Joining Tulitha and Imran was ACT Citizen of the Year, Mohammed Ali. Mohammed founded HelpingACT, a community group that delivers food and supplies to refugees, international students and the homeless around the Capital Region. This year, Mohammed helped organise for sixteen recently arrived refugees to join in at this event, which was catered by the women from social enterprise Café Stepping Stone.

Café Stepping Stone helps employ women from a migrant or refugee backgrounds, and at the Iftar feast, six women from the café cooked dishes from their homelands, treating guests to a fusion of Afghani, Pakistani, Eritrean and Palestinian food.

Imran said there was so much food on offer he couldn’t pick a favourite dish.
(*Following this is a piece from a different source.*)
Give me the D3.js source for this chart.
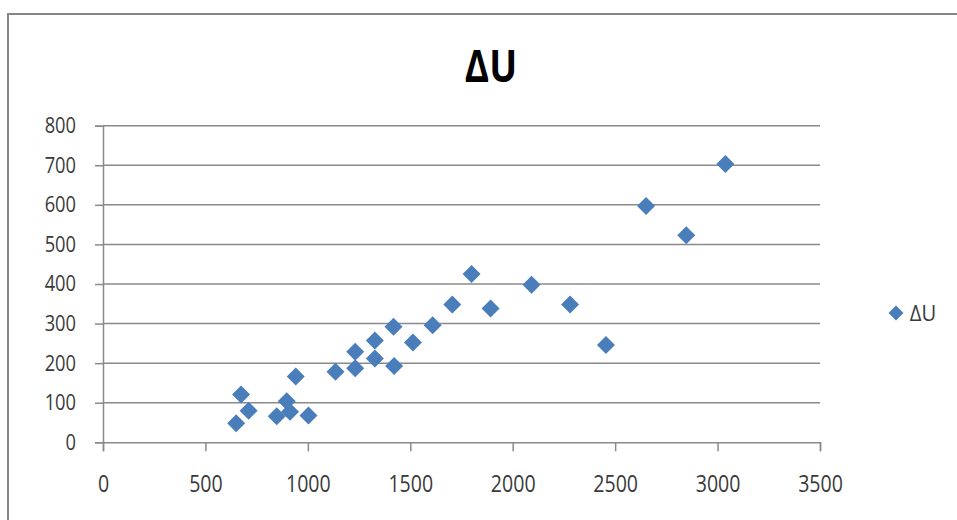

Entrées included traditional dates, mandarins and sambusas (samosas). There were 25 enormous loaves of Afghan bread cut up and spread across tables and mains included Hazaragi chicken curry, eggplant and chickpeas, beef and chicken kebabs, rice and dhal. Desserts included Gulab Jamun, and a selection of Palestinian and pistachio cookies.

Imran praised the work of Mohammed in facilitating the event and Brother Humza, the Imam from Gunghalin Mosque who spoke of the religious significance of Ramadan and led the prayer.

“It was a massive, massive success and the food was sumptuous,” he said.

“It feels really satisfying as a developer to help play a role in creating a great community event such as this. It was warm and authentic and the feedback from guests was very positive.

“I was a little nervous with so many people coming and the high expectation that was set from last years success but everyone enjoyed mingling, meeting other residents and seeing us as developers in a whole new light.”